OBJECTIVE
Locate all lines with the word "that" and copy them out.

Begin

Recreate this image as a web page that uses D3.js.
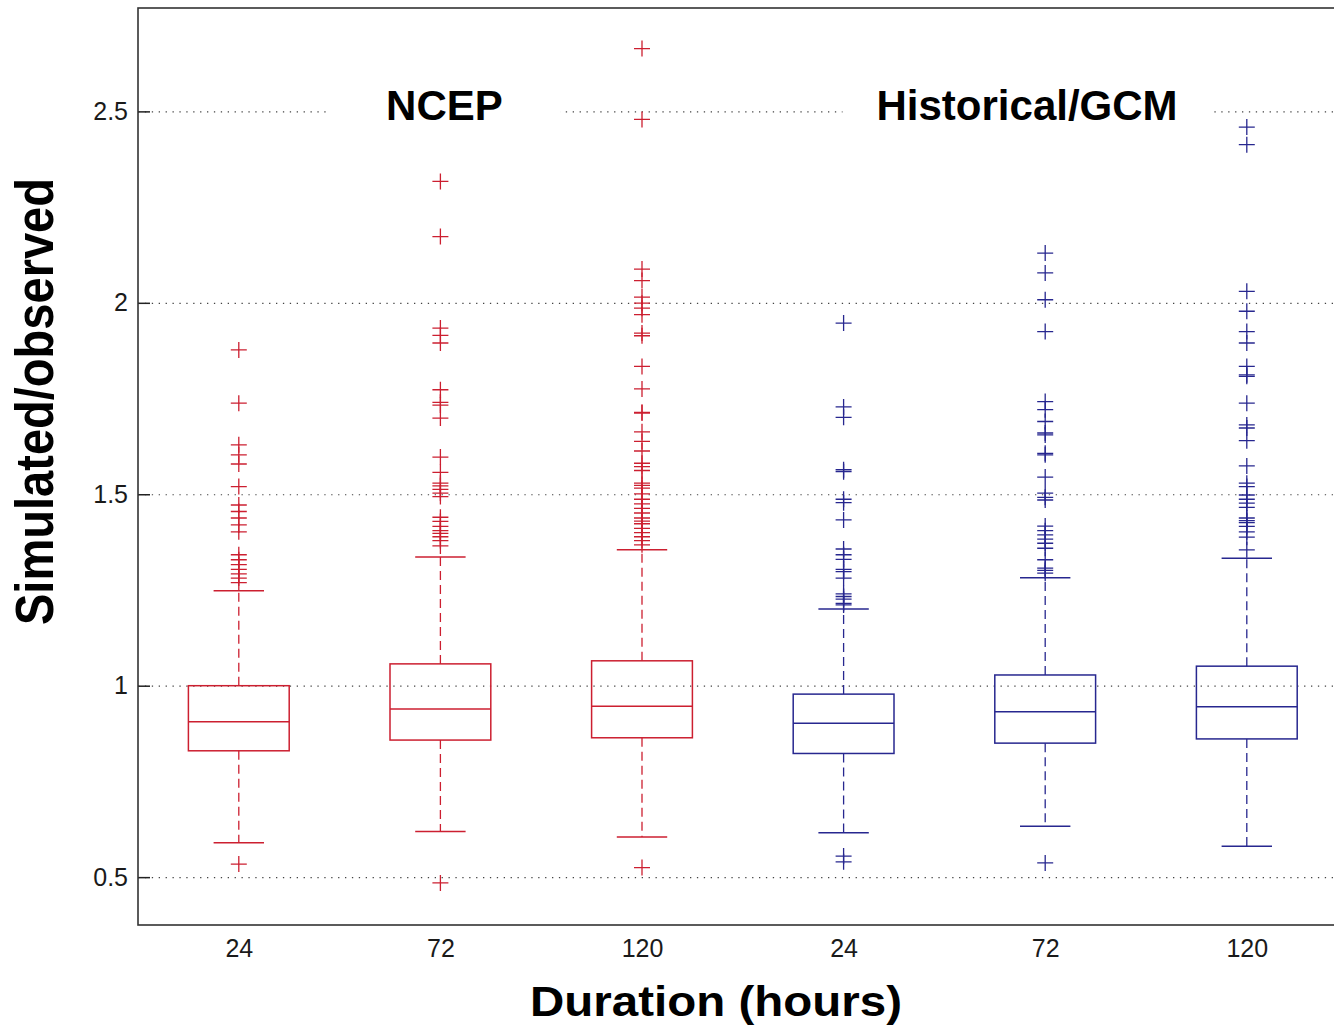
<!DOCTYPE html>
<html>
<head>
<meta charset="utf-8">
<script src="https://cdn.jsdelivr.net/npm/d3@7"></script>
<style>
  body { margin: 0; background: #fff; }
  svg { display: block; font-family: "Liberation Sans", Arial, sans-serif; }
</style>
</head>
<body>
<div id="chart"></div>
<script>
// -------------------------------
// Data
// -------------------------------
const categories = ['24', '72', '120', '24', '72', '120'];
const groups = ['NCEP', 'NCEP', 'NCEP', 'GCM', 'GCM', 'GCM'];
const q3 = [1.000, 1.057, 1.065, 0.978, 1.028, 1.051];
const medians = [0.906, 0.939, 0.946, 0.902, 0.932, 0.945];
const q1 = [0.830, 0.858, 0.864, 0.823, 0.850, 0.861];
const whiskerLow = [0.590, 0.619, 0.605, 0.616, 0.633, 0.581];
const whiskerHigh = [1.248, 1.336, 1.355, 1.200, 1.282, 1.333];
const outliers = [
  [1.877, 1.738, 1.629, 1.603, 1.579, 1.520, 1.472, 1.455, 1.438, 1.420, 1.402,
   1.342, 1.329, 1.316, 1.304, 1.292, 1.281, 1.269, 0.534],
  [2.317, 2.173, 1.934, 1.915, 1.895, 1.773, 1.740, 1.733, 1.699, 1.597, 1.557,
   1.529, 1.522, 1.513, 1.503, 1.494, 1.440, 1.429, 1.416, 1.405, 1.398, 1.389,
   1.379, 1.365, 0.485],
  [2.664, 2.479, 2.088, 2.058, 2.015, 1.999, 1.986, 1.969, 1.921, 1.914, 1.834,
   1.775, 1.714, 1.712, 1.663, 1.638, 1.613, 1.581, 1.572, 1.562, 1.529, 1.523,
   1.516, 1.501, 1.487, 1.475, 1.463, 1.451, 1.438, 1.430, 1.423, 1.411, 1.400,
   1.389, 1.379, 1.368, 0.525],
  [1.947, 1.728, 1.701, 1.564, 1.559, 1.487, 1.478, 1.433, 1.357, 1.342, 1.330,
   1.304, 1.298, 1.281, 1.240, 1.233, 1.226, 1.215, 1.211, 0.555, 0.540],
  [2.130, 2.078, 2.008, 1.925, 1.742, 1.721, 1.690, 1.660, 1.655, 1.607, 1.603,
   1.545, 1.503, 1.492, 1.485, 1.417, 1.405, 1.394, 1.383, 1.372, 1.359, 1.329,
   1.307, 1.301, 1.294, 0.537],
  [2.459, 2.413, 2.030, 1.978, 1.925, 1.895, 1.834, 1.812, 1.808, 1.738, 1.681,
   1.673, 1.640, 1.574, 1.529, 1.520, 1.498, 1.487, 1.477, 1.466, 1.438, 1.431,
   1.426, 1.416, 1.402, 1.388, 1.355]
];
const yTicks = [0.5, 1, 1.5, 2, 2.5];
const groupLabels = ['NCEP', 'Historical/GCM'];
const groupLabelX = [2.02, 4.91];

const colors = { NCEP: '#cc1f30', GCM: '#27278f' };

// -------------------------------
// Layout
// -------------------------------
const W = 1334, H = 1027;
const plotLeft = 138, plotTop = 8, plotBottom = 925;
const xs = d3.scaleLinear().domain([0.5, 6.5]).range([plotLeft, plotLeft + 6 * 201.6]);
const ys = d3.scaleLinear().domain([0.375, 2.77]).range([plotBottom, plotTop]);

const svg = d3.select('#chart').append('svg')
  .attr('width', W)
  .attr('height', H);

svg.append('rect').attr('width', W).attr('height', H).attr('fill', '#fff');

// dotted grid
svg.append('g')
  .attr('transform', `translate(${plotLeft},0)`)
  .call(d3.axisLeft(ys).tickValues(yTicks).tickSize(-(xs(6.5) - plotLeft)).tickFormat(''))
  .call(g => g.select('.domain').remove())
  .call(g => g.selectAll('line')
    .attr('stroke', '#444')
    .attr('stroke-width', 1.2)
    .attr('stroke-dasharray', '1.3,5.6'));

// group labels with white boxes that break the grid line
const labelGroup = svg.append('g');
groupLabels.forEach((t, i) => {
  const g = labelGroup.append('g');
  const txt = g.append('text')
    .attr('x', xs(groupLabelX[i]))
    .attr('y', 120)
    .attr('text-anchor', 'middle')
    .attr('font-size', 42)
    .attr('font-weight', 'bold')
    .attr('fill', '#000')
    .text(t);
  const bb = txt.node().getBBox();
  const pad = i === 0 ? 58 : 34;
  g.insert('rect', 'text')
    .attr('x', bb.x - pad)
    .attr('y', bb.y - 4)
    .attr('width', bb.width + 2 * pad)
    .attr('height', bb.height + 8)
    .attr('fill', '#fff');
});

// -------------------------------
// Boxes
// -------------------------------
const boxW = xs(1) - xs(0.5);   // half of a slot
const capW = boxW / 2;

categories.forEach((c, i) => {
  const cx = xs(i + 1);
  const col = colors[groups[i]];
  const g = svg.append('g').attr('stroke', col).attr('fill', 'none');

  // whiskers (dashed)
  g.append('line')
    .attr('x1', cx).attr('x2', cx)
    .attr('y1', ys(q3[i])).attr('y2', ys(whiskerHigh[i]))
    .attr('stroke-width', 1.3).attr('stroke-dasharray', '9,5');
  g.append('line')
    .attr('x1', cx).attr('x2', cx)
    .attr('y1', ys(q1[i])).attr('y2', ys(whiskerLow[i]))
    .attr('stroke-width', 1.3).attr('stroke-dasharray', '9,5');

  // caps
  [whiskerHigh[i], whiskerLow[i]].forEach(v => {
    g.append('line')
      .attr('x1', cx - capW / 2).attr('x2', cx + capW / 2)
      .attr('y1', ys(v)).attr('y2', ys(v))
      .attr('stroke-width', 1.5);
  });

  // box + median
  g.append('rect')
    .attr('x', cx - boxW / 2)
    .attr('y', ys(q3[i]))
    .attr('width', boxW)
    .attr('height', ys(q1[i]) - ys(q3[i]))
    .attr('stroke-width', 1.5);
  g.append('line')
    .attr('x1', cx - boxW / 2).attr('x2', cx + boxW / 2)
    .attr('y1', ys(medians[i])).attr('y2', ys(medians[i]))
    .attr('stroke-width', 1.5);

  // outliers as '+'
  g.selectAll('path.out')
    .data(outliers[i])
    .enter().append('path')
      .attr('class', 'out')
      .attr('stroke-width', 1.3)
      .attr('d', v => `M${cx - 8},${ys(v)}H${cx + 8}M${cx},${ys(v) - 8}V${ys(v) + 8}`);
});

// -------------------------------
// Axes and frame
// -------------------------------
svg.append('g')
  .attr('transform', `translate(${plotLeft},0)`)
  .call(d3.axisLeft(ys).tickValues(yTicks).tickSize(-12).tickPadding(10)
    .tickFormat(d3.format('')))
  .call(g => g.select('.domain').remove())
  .call(g => g.selectAll('line').attr('stroke', '#222').attr('stroke-width', 1.5))
  .call(g => g.selectAll('text')
    .attr('font-size', 25).attr('fill', '#1a1a1a')
    .attr('font-family', '"Liberation Sans", Arial, sans-serif'));

svg.append('g')
  .attr('transform', `translate(0,${plotBottom})`)
  .call(d3.axisBottom(xs).tickValues(d3.range(1, 7)).tickSize(0).tickPadding(14)
    .tickFormat(d => categories[d - 1]))
  .call(g => g.select('.domain').remove())
  .call(g => g.selectAll('text')
    .attr('font-size', 25).attr('fill', '#1a1a1a')
    .attr('font-family', '"Liberation Sans", Arial, sans-serif'));

svg.append('rect')
  .attr('x', plotLeft).attr('y', plotTop)
  .attr('width', xs(6.5) - plotLeft).attr('height', plotBottom - plotTop)
  .attr('fill', 'none')
  .attr('stroke', '#333')
  .attr('stroke-width', 1.6);

// axis titles
svg.append('text')
  .attr('x', 716).attr('y', 1016)
  .attr('text-anchor', 'middle')
  .attr('font-size', 42).attr('font-weight', 'bold')
  .attr('textLength', 372).attr('lengthAdjust', 'spacingAndGlyphs')
  .text('Duration (hours)');

svg.append('text')
  .attr('transform', 'translate(53,401.5) rotate(-90)')
  .attr('text-anchor', 'middle')
  .attr('font-size', 54).attr('font-weight', 'bold')
  .attr('textLength', 447).attr('lengthAdjust', 'spacingAndGlyphs')
  .text('Simulated/observed');
</script>
</body>
</html>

End

FINAL RESULT
Recreate this image as a web page that uses D3.js.
// group labels with white boxes that break the grid line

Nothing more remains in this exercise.